VOSOTROS, EN CAMBIO...

El objetivo último que Jesús persigue con esta polémica se ve ahora totalmente claro: lo que él pretende es que estos defectos no se reproduzcan en su comunidad. Es posible que cuando Mateo escribe su evangelio, en el grupo al que él se dirige (el evangelio se dirige a todos, también a nosotros; pero en un primer momento cada evangelista tiene presente las cir­cunstancias de la comunidad en la que está integrado y para la que escribe en primer término) algunos pretendieran erigirse en los letrados y fariseos de la comunidad; si es así, lo que es muy probable, el tono apasionado que tiene este discurso re­fleja la importancia que da el evangelista a esta cuestión; él sabe que silos fariseos se hacen con el control de la iglesia, harán con el mensaje de Jesús lo que hicieron con la religión de Moisés: lo dejarán reducido a un conjunto de leyes y de normas que impedirán la relación de amor de los hombres con Dios y arruinarán la posibilidad de libertad y felicidad para los hombres mismos.

Lo primero que dice Jesús al dirigirse a sus discípulos es que entre ellos no se pueden establecer dignidades y castas que los separen: «Vosotros, en cambio, no os dejéis llamar "Rabbí", pues vuestro maestro es uno solo y vosotros todos sois herma­nos; y no os llamaréis 'padre' unos a otros en la tierra, pues vuestro Padre es uno solo, el del cielo; tampoco dejaréis que os llamen 'directores', porque vuestro director es uno sólo, el Mesías». En la comunidad cristiana hay un solo maestro («rabbí», que significa «señor mío», «monseñor», era el título que se daba a los maestros más importantes), un solo padre (este título lo usaban también los maestros y los miembros del Gran Consejo; igualmente se daba a los mayores, de quie­nes se habían recibido las tradiciones y creencias que los iden­tificaban como pueblo; véase Hch 7,2; 22,1) y un solo direc­tor (guía espiritual): el padre, el del cielo; el único maestro y director, el Mesías; los demás, hermanos.

Eso no quiere decir que la comunidad de Jesús sea una masa informe.
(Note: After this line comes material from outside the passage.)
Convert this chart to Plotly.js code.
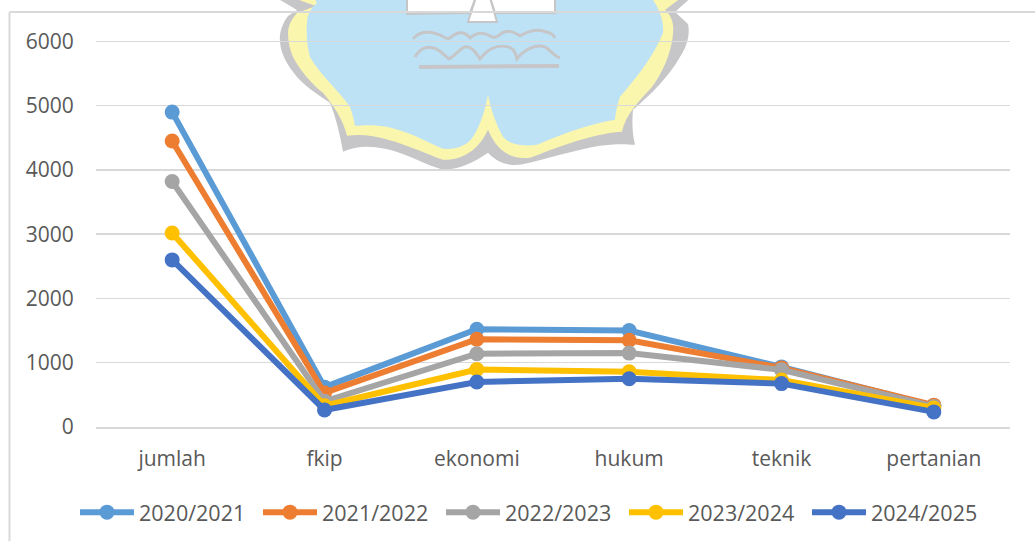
<!DOCTYPE html>
<html>
<head>
<meta charset="utf-8">
<script src="https://cdn.plot.ly/plotly-3.0.1.min.js"></script>
<style>html,body{margin:0;padding:0;background:#fff;}#chart{width:1035px;height:542px;}</style>
</head>
<body>
<div id="chart"></div>
<script>
const categories = ["jumlah","fkip","ekonomi","hukum","teknik","pertanian"];
const seriesNames = ["2020/2021","2021/2022","2022/2023","2023/2024","2024/2025"];
const s2020 = [4900,620,1520,1500,935,330];
const s2021 = [4450,530,1365,1350,920,340];
const s2022 = [3820,400,1140,1150,890,320];
const s2023 = [3020,330,895,860,730,295];
const s2024 = [2600,265,700,750,675,235];
const colors = ["#5B9BD5","#ED7D31","#A5A5A5","#FFC000","#4472C4"];
const yTicks = [0,1000,2000,3000,4000,5000,6000];

const wm = `<svg xmlns="http://www.w3.org/2000/svg" width="440" height="180" viewBox="265 0 440 180">
<defs><filter id="b" x="-5%" y="-5%" width="110%" height="110%"><feGaussianBlur stdDeviation="0.7"/></filter></defs>
<g filter="url(#b)">
<path d="M270 -6 L297 10 L288 16 C282 24 279 33 280 42 C281 55 288 66 297 77 C307 88 320 96 330 103 C336 118 340 135 343 152 C356 146 370 146 385 149 C405 153 425 165 443 170 C460 170 475 162 488 153 C497 162 505 166 520 165 C545 160 575 150 600 146 C612 144 625 144 635 145 C632 133 632 120 633 110 C650 95 668 78 680 57 C688 45 690 33 688 24 L675 12 L695 -6 Z" fill="#c6c6c8"/>
<path d="M282 -6 L316 6 L297 13 C291 20 288 26 288 33 C288 42 290 50 293 57 C301 72 312 84 323 93 C334 106 343 120 347 136 C360 134 375 136 388 140 C410 146 428 155 443 160 C460 161 478 152 488 130 C497 152 512 160 530 158 C552 150 590 134 622 132 C625 115 640 100 652 87 C662 74 672 52 673 33 C674 24 672 16 665 10 L686 -6 Z" fill="#fbf6ae"/>
<path d="M312 -6 L317 3 C311 8 307 15 307 23 C306 34 307 46 310 57 C320 75 340 92 350 107 C352 113 354 120 355 126 C365 125 378 125 387 127 C410 132 428 143 443 149 C458 150 468 145 473 137 C481 125 485 110 488 95 C491 110 496 125 503 137 C510 145 522 147 537 145 C560 135 590 124 615 120 C616 110 618 103 620 97 C634 80 652 60 663 33 C664 22 660 10 653 0 L650 -6 Z" fill="#bde2f6"/>
<path d="M407 14 L407 -6 L555 -6 L555 13 L495 13 L489 -6 L477 -6 L470 13 Z" fill="#ffffff" stroke="#c6c6c8" stroke-width="2"/>
<path d="M477 -6 L489 -6 L497 22 L468 22 Z" fill="#ffffff" stroke="#c6c6c8" stroke-width="2"/>
<path d="M413 39 C420 30 432 31 442 36 C447 40 450 39 454 35 C460 31 466 33 470 38 C476 33 482 31 490 36 C495 39 497 37 502 33 C510 29 515 33 520 36 C527 32 535 29 543 31 C551 33 553 34 555 38" fill="none" stroke="#c6c6c8" stroke-width="3"/>
<path d="M415 57 C420 48 428 45 436 49 C442 52 446 57 449 59 C453 58 458 50 465 47 C472 46 476 53 480 59 C487 50 497 44 508 47 C515 49 516 55 517 59 C524 50 535 44 545 47 C552 51 553 56 560 58" fill="none" stroke="#c6c6c8" stroke-width="3"/>
<line x1="419" y1="67" x2="559" y2="66" stroke="#c6c6c8" stroke-width="4"/>
</g>
</svg>`;

const traces = [s2020,s2021,s2022,s2023,s2024].map((vals,i)=>({
  type:"scatter", mode:"lines+markers", name:seriesNames[i],
  x:categories, y:vals,
  line:{color:colors[i],width:6,shape:"linear"},
  marker:{color:colors[i],size:15}
}));

const W=1035,H=542,L=96,R=1010,B=427.5;
const pxPer = (427.5-41.5)/6000;
const yMax = 6100;
const T = B - yMax*pxPer;
const FONT = "'Open Sans', sans-serif";
const layout = {
  width:W,height:H,
  paper_bgcolor:"#ffffff",plot_bgcolor:"rgba(0,0,0,0)",
  margin:{l:L,r:W-R,t:T,b:H-B,pad:0},
  font:{family:FONT,size:21,color:"#595959"},
  showlegend:true,
  hovermode:false,
  xaxis:{type:"category",categoryorder:"array",categoryarray:categories,
    range:[-0.5,5.5],showgrid:false,showline:true,linecolor:"#D9D9D9",linewidth:1.5,
    ticks:"outside",tickcolor:"rgba(0,0,0,0)",ticklen:12,
    tickfont:{family:FONT,size:21,color:"#595959"},automargin:false},
  yaxis:{range:[0,yMax],tickvals:yTicks,ticktext:yTicks.map(String),showgrid:true,gridcolor:"#D9D9D9",gridwidth:1.5,
    zeroline:false,showline:false,ticks:"outside",tickcolor:"rgba(0,0,0,0)",ticklen:17,
    tickfont:{family:FONT,size:21,color:"#595959"},automargin:false},
  legend:{orientation:"h",x:75/W,xanchor:"left",xref:"container",y:0.055,yanchor:"middle",yref:"container",
    itemwidth:54,entrywidth:114,entrywidthmode:"pixels",font:{family:FONT,size:21.5,color:"#595959"},
    bgcolor:"rgba(0,0,0,0)",traceorder:"normal",itemclick:false,itemdoubleclick:false},
  images:[{source:"data:image/svg+xml;charset=utf-8,"+encodeURIComponent(wm),
    xref:"paper",yref:"paper",x:(265-L)/(R-L),y:B/(B-T),sizex:440/(R-L),sizey:180/(B-T),
    xanchor:"left",yanchor:"top",sizing:"stretch",layer:"below"}],
  shapes:[
    {type:"line",xref:"paper",yref:"paper",x0:(9.5-L)/(R-L),x1:(9.5-L)/(R-L),y0:(B-542)/(B-T),y1:(B-12)/(B-T),line:{color:"#D9D9D9",width:2}},
    {type:"line",xref:"paper",yref:"paper",x0:(9.5-L)/(R-L),x1:(1035-L)/(R-L),y0:(B-12)/(B-T),y1:(B-12)/(B-T),line:{color:"#D9D9D9",width:2}}
  ]
};
Plotly.newPlot("chart",traces,layout,{displayModeBar:false,staticPlot:true});
</script>
</body>
</html>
Por supuesto que no. Desde el principio, en las comunidades cristianas hubo «especialización» (véase, p. ej., 1 Cor 12,28-29; Ef 4,11), hubo incluso quienes desempeñaron funciones directivas; y deberá seguir siendo así. Cada uno, con lo mejor de los dones que la naturaleza le haya dado, potencia­dos con la fuerza del Espíritu, deberá contribuir al crecimien­to de la comunidad. Pero eso no debe dar lugar a diferencia de castas, de dignidades, de categorías; tal diversidad no debe significar «poder», dominio de unos sobre otros (y menos de unos sobre las conciencias de los demás), porque «el más grande entre vosotros será servidor vuestro». Y esto no puede reducirse a una pura frase de un ritual de entronización.

El evangelio de hoy termina con una frase mediante la que Jesús indica de qué parte está Dios: «A quien se encum­bra, lo abajarán, y a quien se abaja, lo encumbrarán».

Recordemos, para terminar, que el evangelio, este párrafo de hoy incluido, sigue vigente para los que nos llamamos cris­tianos.